Alors se pose la question de fond : comment construire patiemment son influence ?
C’est un objectif de long terme. Aucune des personnes citées plus haut n’est devenue influente du jour au lendemain. Aucune n’a abandonné ses convictions, ses engagements en cours de route, ni depuis qu’une audience les suit et les écoute. Jour après jour, ils ont travaillé pour atteindre cette pertinence qui les a rendus remarquables. Contrairement à ce que recherchent partout les marketers et les communicants pressés par le temps et les indicateurs, il n’y a pas de « quick win », ni de recette miracle, pour la pertinence. Et il ne sert pas à grand-chose de s’agiter chaque matin pour publier un post ou un article aussi creux qu’un puits sans fond.

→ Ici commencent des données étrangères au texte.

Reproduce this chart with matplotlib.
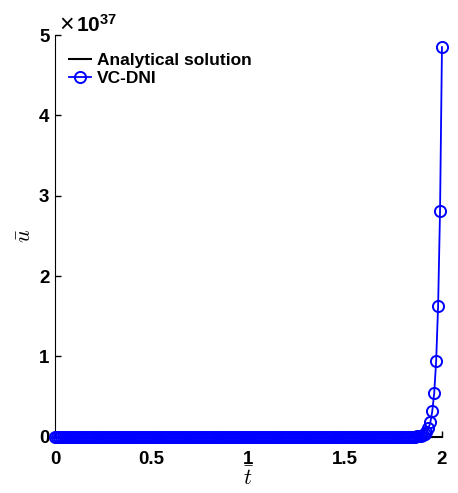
import numpy as np
import matplotlib
matplotlib.use("Agg")
import matplotlib.pyplot as plt
import matplotlib.ticker as ticker

plt.rcParams["font.family"] = "Liberation Sans"
plt.rcParams["font.weight"] = "bold"
plt.rcParams["mathtext.fontset"] = "custom"
plt.rcParams["mathtext.rm"] = "Liberation Sans"
plt.rcParams["mathtext.bf"] = "Liberation Sans:bold"

# time grid (step 0.01 from 0 to 2)
t = np.round(np.arange(0, 201) * 0.01, 2)

# VC-DNI values near the blow-up (t = 1.86 ... 2.00), in units of 1e37
tail_vals = [0.002, 0.004, 0.007, 0.012, 0.02, 0.035, 0.06, 0.105,
             0.18, 0.32, 0.547, 0.945, 1.63, 2.81, 4.85]
u_dni = np.concatenate([np.zeros(len(t) - len(tail_vals)), tail_vals]) * 1e37
u_exact = np.zeros(len(t))

fig = plt.figure(figsize=(4.58, 4.93), dpi=100)
ax = fig.add_axes([0.12, 0.114, 0.845, 0.815])

ax.plot(t, u_exact, "k-", lw=1.5, label="Analytical solution")
ax.plot(t, u_dni, "-o", color="blue", lw=1.3, ms=8, mfc="none", mew=1.4,
        label="VC-DNI", clip_on=False, zorder=3)

ax.set_xlim(0, 2)
ax.set_ylim(0, 5e37)
ax.set_xticks([0, 0.5, 1, 1.5, 2])
ax.set_xticklabels(["0", "0.5", "1", "1.5", "2"])
ax.yaxis.set_major_locator(ticker.MultipleLocator(1e37))
ax.yaxis.set_major_formatter(ticker.FuncFormatter(lambda v, p: "%g" % (v / 1e37)))
ax.tick_params(direction="in", labelsize=13.5, length=4, width=1)
ax.tick_params(axis="x", pad=10)
ax.tick_params(axis="y", pad=4)
ax.spines["top"].set_visible(False)
ax.spines["right"].set_visible(False)

# multiplier above the y axis
ax.text(0.01, 1.008, "\u00d7", transform=ax.transAxes,
        fontsize=18, ha="left", va="baseline", fontweight="light")
ax.text(0.055, 1.008, r"$\mathbf{10^{37}}$", transform=ax.transAxes,
        fontsize=15, ha="left", va="baseline")

ax.set_xlabel(r"$\bar{t}$", fontsize=16, math_fontfamily="cm", labelpad=0)
ax.set_ylabel(r"$\bar{u}$", fontsize=16, math_fontfamily="cm", labelpad=2)

ax.legend(loc="upper left", frameon=False, fontsize=12.5, handlelength=1.3,
          handletextpad=0.3, borderaxespad=0.4, labelspacing=0.15,
          bbox_to_anchor=(0.0, 0.99))

fig.savefig("out.png", dpi=100)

Et la mesure dans tout cela ?
Les prises de paroles des personnes qui ont une influence sur nous, ne sont pas nécessairement neutres. Elles ont souvent un caractère affirmé et porte des valeurs, un engagement fort et clair. Pour autant, elles doivent être dans l’ouverture et dans la retenue.
Ainsi la mesure est dans l’ouverture. Elle est dans l’acceptation du débat, la reconnaissance d’un savoir finalement limité et que d’autres peuvent enrichir. La mesure est dans la recherche de cette conversation qui animait la Grèce antique ou les salons littéraires, et qui parfois donnait naissance à de nouvelles idées.
Enfin, la mesure est dans la retenue. Celle de ne rien dire lorsque l’on n’est ni dans son sujet, ni dans la pertinence attendue. C’est sans doute ce qui est le plus difficile à comprendre. Il faut s’exprimer pour devenir influent mais il faut le faire avec en tête l’exigence croissante de l’audience touchée.
Nous croyons que l’être humain est en attente de davantage de pertinence que d’abondance de platitudes. Nous espérons que les leaders, les dirigeants, joueront ce rôle et propageront autour d’eux des messages qui nous rendront meilleurs.